Couples let down as Britain lags behind in IVF league table
BRITAIN is lagging behind other major countries in offering IVF treatment – leaving many childless couples heartbroken.
Amid NHS ‘postcode lotteries’ and rationing, researchers have found that the health service also pays over the odds for fertility treatment.
International figures have found that the annual numbers of IVF ‘cycles’ offered in Britain are much lower than in many other developed nations.
In Spain for instance – a country with a population of 46million – there were 119,875 treatment cycles in 2015, the year for which the latest data is available.
This compares with around 65,000 in the UK.
Russia was second with 110,723 cycles, Germany with 96,512 and France with 93,918.
Experts said the figures show that compared with countries with similar population sizes, a lack of funding for IVF means treatment for infertile couples in the UK is not being offered.
This is despite Nice guidelines recommending that they do so. Recent figures show only one in ten clinical commissioning groups (CCGs) in England will fund IVF to the full extent suggested by Nice – three full cycles for women under 40.
Many CCGs are also trying to stop funding IVF altogether.
Aileen Feeney, of the Fertility Network UK, said: ‘In England it’s very much the classic postcode lottery. It’s so disappointing that IVF was invented in England and now you only get treated if you can afford it or you live in the right place.’ Around one in six couples suffer from infertility – defined as a failure to get pregnant after 12 months of trying to have a baby.
Experts also criticised some CCGs for paying nearly four times more than others for a single IVF cycle.
Geeta Nargund, an adviser to NHS England and Medical Director of CREATE fertility, said: ‘It’s not that we don’t have the money in the pot ... but different CCGs are paying different prices.’
She cited one CCG – Croydon, in south east London – which paid a ‘ ridiculously high amount’ of £8,000 or more for IVF cycles.
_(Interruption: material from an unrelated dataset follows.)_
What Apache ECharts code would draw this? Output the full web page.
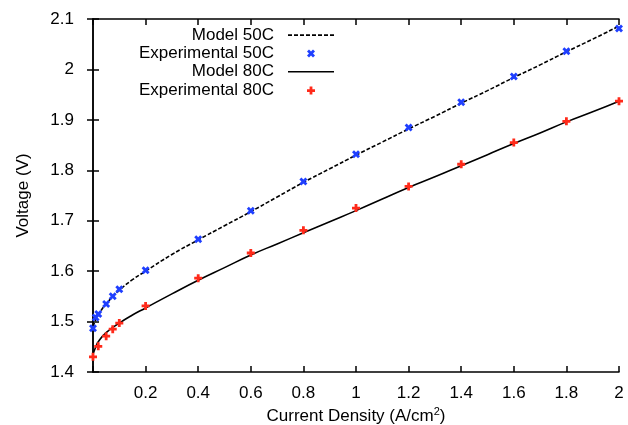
<!DOCTYPE html>
<html>
<head>
<meta charset="utf-8">
<script src="https://cdn.jsdelivr.net/npm/echarts@6/dist/echarts.min.js"></script>
<style>
  html, body { margin: 0; padding: 0; background: #fff; }
  #chart { width: 628px; height: 425px; }
</style>
</head>
<body>
<div id="chart"></div>
<script>
// experimental points
const exp50X = [0, 0.01, 0.02, 0.05, 0.075, 0.1, 0.2, 0.4, 0.6, 0.8, 1.0, 1.2, 1.4, 1.6, 1.8, 2.0];
const exp50Y = [1.487, 1.508, 1.515, 1.535, 1.55, 1.564, 1.602, 1.663, 1.72, 1.778, 1.832, 1.885, 1.935, 1.986, 2.036, 2.081];
const exp80X = [0, 0.02, 0.05, 0.075, 0.1, 0.2, 0.4, 0.6, 0.8, 1.0, 1.2, 1.4, 1.6, 1.8, 2.0];
const exp80Y = [1.43, 1.451, 1.471, 1.485, 1.497, 1.531, 1.586, 1.636, 1.681, 1.725, 1.768, 1.812, 1.855, 1.897, 1.937];

// model curves
const modelX = [0, 0.01, 0.02, 0.05, 0.1, 0.15, 0.2, 0.3, 0.4, 0.5, 0.6, 0.7, 0.8, 0.9, 1.0, 1.1, 1.2, 1.3, 1.4, 1.5, 1.6, 1.7, 1.8, 1.9, 2.0];
const model50Y = [1.49, 1.503, 1.513, 1.535, 1.562, 1.583, 1.6, 1.633, 1.662, 1.69, 1.718, 1.747, 1.776, 1.803, 1.83, 1.856, 1.882, 1.907, 1.933, 1.958, 1.984, 2.009, 2.035, 2.06, 2.086];
const model80Y = [1.435, 1.449, 1.46, 1.478, 1.497, 1.513, 1.527, 1.555, 1.582, 1.607, 1.632, 1.654, 1.676, 1.698, 1.72, 1.743, 1.766, 1.787, 1.809, 1.831, 1.853, 1.874, 1.896, 1.916, 1.937];

const names = ['Model 50C', 'Experimental 50C', 'Model 80C', 'Experimental 80C'];

function pairs(xs, ys) {
  return xs.map((x, i) => [x, ys[i]]);
}

const plusPath = 'path://M2.6,0H5.4V2.6H8V5.4H5.4V8H2.6V5.4H0V2.6H2.6Z';
const crossPath = 'path://M0,2L2,0L4,2L6,0L8,2L6,4L8,6L6,8L4,6L2,8L0,6L2,4Z';

// legend icons (46 x 14 box)
let dashIcon = 'path://M0,0M46,14';
for (let i = 0; i < 46; i += 6) {
  dashIcon += 'M' + i + ',6.2H' + Math.min(i + 4, 46) + 'V7.8H' + i + 'Z';
}
const lineIcon = 'path://M0,0M46,14M0,6.2H46V7.8H0Z';
const crossIcon = 'path://M0,0M46,14M19,5L21,3L23,5L25,3L27,5L25,7L27,9L25,11L23,9L21,11L19,9L21,7Z';
const plusIcon = 'path://M0,0M46,14M21.6,3.5H24.4V6.1H27V8.9H24.4V11.5H21.6V8.9H19V6.1H21.6Z';

const font = 'Liberation Sans, Arial, sans-serif';
const fs = 17;

let chart = echarts.init(document.getElementById('chart'));

const axisLine = { show: true, lineStyle: { color: '#000', width: 1.5 } };
const axisTick = { show: true, inside: true, length: 6, lineStyle: { color: '#000', width: 1.5 } };

chart.setOption({
  animation: false,
  backgroundColor: '#fff',
  grid: { left: 93, right: 9, top: 19, bottom: 53, outerBoundsMode: 'none', containLabel: false },
  legend: {
    orient: 'vertical',
    right: 289,
    top: 21,
    align: 'right',
    itemGap: 0,
    itemWidth: 46,
    itemHeight: 14,
    textStyle: { fontFamily: font, fontSize: fs, color: '#000', lineHeight: 18.3, padding: [0, 9, 0, 0] },
    data: [
      { name: names[0], icon: dashIcon },
      { name: names[1], icon: crossIcon },
      { name: names[2], icon: lineIcon },
      { name: names[3], icon: plusIcon }
    ]
  },
  xAxis: [
    {
      type: 'value',
      min: 0,
      max: 2,
      interval: 0.2,
      position: 'bottom',
      name: '{a|Current Density (A/cm}{s|2}{a|)}',
      nameLocation: 'middle',
      nameGap: 34,
      nameTextStyle: {
        rich: {
          a: { fontFamily: font, fontSize: fs, color: '#000' },
          s: { fontFamily: font, fontSize: 11, color: '#000', verticalAlign: 'top', padding: [0, 0, 8, 0] }
        }
      },
      axisLine: axisLine,
      axisTick: axisTick,
      splitLine: { show: false },
      axisLabel: {
        fontFamily: font, fontSize: fs, color: '#000', margin: 13,
        formatter: v => v === 0 ? '' : String(+v.toFixed(1))
      }
    },
    {
      type: 'value',
      min: 0,
      max: 2,
      interval: 0.2,
      position: 'top',
      axisLine: axisLine,
      axisTick: axisTick,
      splitLine: { show: false },
      axisLabel: { show: false }
    }
  ],
  yAxis: [
    {
      type: 'value',
      min: 1.4,
      max: 2.1,
      interval: 0.1,
      position: 'left',
      name: 'Voltage (V)',
      nameLocation: 'middle',
      nameGap: 61,
      nameTextStyle: { fontFamily: font, fontSize: fs, color: '#000' },
      axisLine: axisLine,
      axisTick: axisTick,
      splitLine: { show: false },
      axisLabel: {
        fontFamily: font, fontSize: fs, color: '#000', margin: 19,
        formatter: v => String(+v.toFixed(1))
      }
    },
    {
      type: 'value',
      min: 1.4,
      max: 2.1,
      interval: 0.1,
      position: 'right',
      axisLine: axisLine,
      axisTick: axisTick,
      splitLine: { show: false },
      axisLabel: { show: false }
    }
  ],
  series: [
    {
      name: names[0],
      type: 'line',
      symbol: 'none',
      smooth: true,
      data: pairs(modelX, model50Y),
      itemStyle: { color: '#000' },
      lineStyle: { color: '#000', width: 1.6, type: [4, 2] }
    },
    {
      name: names[1],
      type: 'scatter',
      symbol: crossPath,
      symbolSize: 8,
      data: pairs(exp50X, exp50Y),
      itemStyle: { color: '#1f3fff', opacity: 1 },
      z: 3
    },
    {
      name: names[2],
      type: 'line',
      symbol: 'none',
      smooth: true,
      data: pairs(modelX, model80Y),
      itemStyle: { color: '#000' },
      lineStyle: { color: '#000', width: 1.6 }
    },
    {
      name: names[3],
      type: 'scatter',
      symbol: plusPath,
      symbolSize: 8,
      data: pairs(exp80X, exp80Y),
      itemStyle: { color: '#ff2a1a', opacity: 1 },
      z: 3
    }
  ]
});
</script>
</body>
</html>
It has since stopped funding IVF – contrary to Nice guidelines.
Dr Nargund added: ‘They could have been paying for four cycles of IVF for the same amount they were paying for one cycle of IVF.
‘Similarly, you see across the country several CCGs paying very high amounts per cycle. We should be offering IVF between £2,500 and £3,000 max, all-inclusive. It is achievable.’
Freedom of Information figures obtained last year revaled that of 208 CCGs in England, only 24 meet national guidelines and seven offer no treatment at all.
A PAINFUL and costly fertility treatment that involves scratching a woman’s womb should be scrapped, say researchers.
The ‘endometrial scratch’ is an ‘add- on’ IVF treatment costing around £350, but a study by the University of Auckland, New Zealand, found no evidence it raised pregnancy or live birth rates. The findings were revealed at the European Society for Human Reproduction and Embryology’s conference in Barcelona.